Market observers noted Gulliver’s comment with the Financial Times regarding the problems confronting HSBC suggesting that the bank maybe too big to manage. According to him, he cannot monitor the activities of every employee in the bank.
Gulliver said, “It seems to me that we are holding large corporations to higher standards than the military, the church or civil service. Can I know what every one of 257,000 people is doing? Clearly I can’t. If you want to ask the question could it ever happen again — that is not reasonable.”
HSBC is embroiled with allegations that its Swiss banking unit helped wealthy customers including drug cartels and terrorists evade taxes and hide assets worth billions of dollars. .

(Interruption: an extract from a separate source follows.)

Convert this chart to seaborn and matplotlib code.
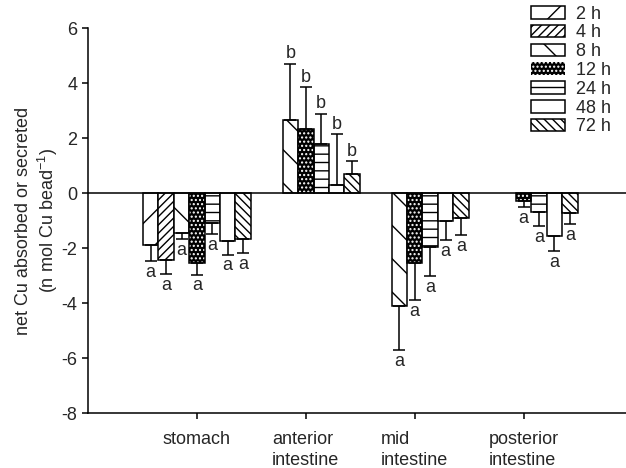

In 2012, HSBC agreed to pay a penalty of $1.92 billion to settle the criminal charges filed by the DOJ for willfully failing to maintain an effective anti-money laundering program, failing to conduct due diligence on its foreign correspondent affiliates, violating the International Emergency Economic Powers Act (IEEPA), and the Trading with the Enemy Act (TWEA).
HSBC “still on a journey to simply”
The recent distasteful transactions of the bank prompted the British government to call for its breakup. During a conference call with investors, Gulliver emphasized the management is “still on a journey to simply” HSBC.

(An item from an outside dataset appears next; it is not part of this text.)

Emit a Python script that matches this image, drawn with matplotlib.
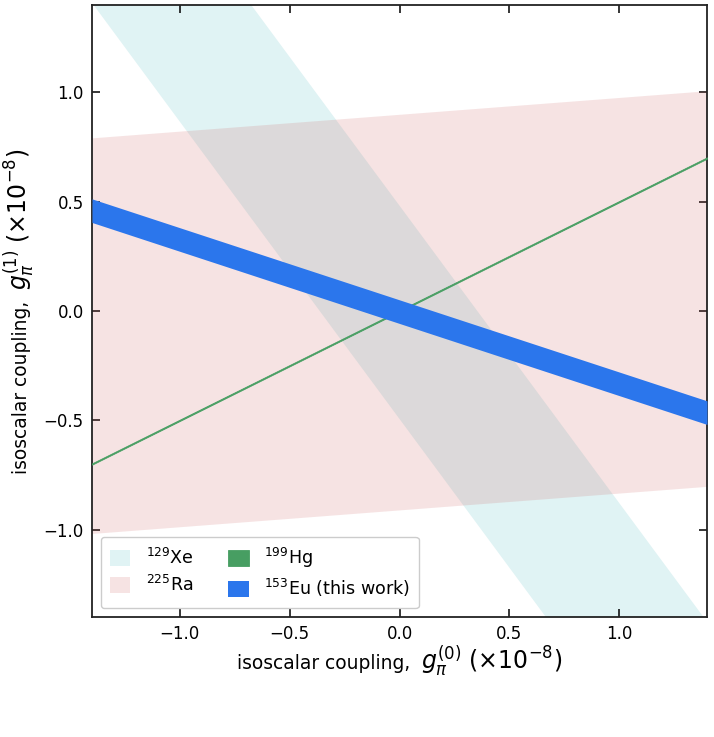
import numpy as np
import matplotlib
matplotlib.use("Agg")
import matplotlib.pyplot as plt

# Constraint bands: g1 = slope * g0 + center  (+/- half_width)   [units of 1e-8]
labels = [r"$^{129}$Xe", r"$^{225}$Ra", r"$^{199}$Hg", r"$^{153}$Eu (this work)"]
slopes = [-1.36, 0.077, 0.50, -0.33]
centers = [-0.006, -0.005, 0.0, -0.003]
half_widths = [0.488, 0.905, 0.003, 0.054]
colors = ["#e0f3f4", "#cd5c5c", "#479e62", "#2b76ec"]

xlim = (-1.4, 1.4)
ylim = (-1.4, 1.4)
xticks = [-1.0, -0.5, 0.0, 0.5, 1.0]
yticks = [-1.0, -0.5, 0.0, 0.5, 1.0]

xlabel_parts = ["isoscalar coupling,", r"$g_\pi^{(0)}$ ($\times10^{-8}$)"]
ylabel_parts = ["isoscalar coupling,", r"$g_\pi^{(1)}$ ($\times10^{-8}$)"]

W, H = 714, 737
fig = plt.figure(figsize=(W / 100, H / 100), dpi=100)
ax = fig.add_axes([92 / W, 120 / H, 615 / W, 612 / H])

x = np.linspace(xlim[0], xlim[1], 400)

xe_c = x * slopes[0] + centers[0]
ax.fill_between(x, xe_c - half_widths[0], xe_c + half_widths[0],
                color=colors[0], lw=0, label=labels[0], zorder=1)
ra_c = x * slopes[1] + centers[1]
ax.fill_between(x, ra_c - half_widths[1], ra_c + half_widths[1],
                color=colors[1], alpha=0.17, lw=0, label=labels[1], zorder=2)
hg_c = x * slopes[2] + centers[2]
ax.fill_between(x, hg_c - half_widths[2], hg_c + half_widths[2],
                facecolor=colors[2], edgecolor=colors[2], lw=0.6,
                label=labels[2], zorder=3)
eu_c = x * slopes[3] + centers[3]
ax.fill_between(x, eu_c - half_widths[3], eu_c + half_widths[3],
                color=colors[3], lw=0, label=labels[3], zorder=4)

ax.set_xlim(*xlim)
ax.set_ylim(*ylim)
ax.set_xticks(xticks)
ax.set_yticks(yticks)
ax.tick_params(direction="in", top=True, right=True, length=6, width=1.1,
               labelsize=12, pad=6)
for s in ax.spines.values():
    s.set_linewidth(1.3)
    s.set_color("#222222")

handles, labs = ax.get_legend_handles_labels()
ax.legend(handles, labs, loc="lower left", ncol=2, fontsize=12.6,
          handlelength=1.15, handleheight=1.05, columnspacing=2.0,
          handletextpad=0.9, borderpad=0.5, labelspacing=0.42,
          borderaxespad=0.0, framealpha=1.0, edgecolor="#cccccc",
          bbox_to_anchor=(9 / 615, 9 / 612))

# Axis labels: plain text part and (larger) math part, laid out side by side
TEXT_FS, MATH_FS, GAP = 13.4, 17.0, 11
renderer = fig.canvas.get_renderer()


def text_width(s, fs):
    t = fig.text(0, 0, s, fontsize=fs)
    w = t.get_window_extent(renderer).width
    t.remove()
    return w


def composite_label(parts, base, center, vertical):
    w1 = text_width(parts[0], TEXT_FS)
    w2 = text_width(parts[1], MATH_FS)
    start = center - (w1 + GAP + w2) / 2
    kw = dict(ha="left", va="baseline")
    if vertical:
        kw.update(rotation=90, rotation_mode="anchor")
        fig.text(base / W, start / H, parts[0], fontsize=TEXT_FS, **kw)
        fig.text(base / W, (start + w1 + GAP) / H, parts[1], fontsize=MATH_FS, **kw)
    else:
        fig.text(start / W, base / H, parts[0], fontsize=TEXT_FS, **kw)
        fig.text((start + w1 + GAP) / W, base / H, parts[1], fontsize=MATH_FS, **kw)


composite_label(xlabel_parts, base=68, center=399.5, vertical=False)
composite_label(ylabel_parts, base=27, center=H - 311, vertical=True)

fig.savefig("out.png", dpi=100)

According to Gulliver, HSBC is still manageable under its current structure, but the bank plans to sell assets in Brazil, Turkey and the United States. Selling some of its assets could help reduce hard-to-track positions in its banking units in these countries.
Gulliver’s comments boosted the assumptions that the major financial institutions are simply “too big to manage.”
In 2013, the Harvard Business Review wrote, “The profound underlying question is whether these major financial institutions could have prevented the welter of business and related legal/accounting issues in the past and, more importantly, whether they can prevent such problems in the future…Are these huge major financial institutions not just too big to fail, their leaders “too big to jail” (as some critics charge), but also “too big to manage”?
Given the poor annual financial performance of HSBC, analysts demanded the bank to split its business, Macquarie Group analyst Ed Firth said, “The most obvious solution is to break the bank up, as the evidence suggests that the bank is too big to manage. HSBC still hasn’t learned its lesson in the years following the 2008 financial crisis, and is “more of a social menace than a social good.”
HSBC described as an “old-school conglomerate”
Alex Potter, an analyst at Mirabaud Securities LLP commented that HSBC’s annual financial results were disappointing with a combination of a hefty revenue miss and a cost base that seemed to be growing persistently.
The bank’s performance prompted Potter to describe it as an “old-school conglomerate with the regulatory landscape moving against it.” The analyst said, “We fear” the current situation of the bank.
Potter explained that “HSBC is far from a bad company, but evidences are increasingly pointing towards smaller and purer banks as better investment destinations.” According to him, HSBC is inexpensive and has yield support, but it appears unattractive based on his perception that it needs a more radical strategy and a re-base-and-rebuild event.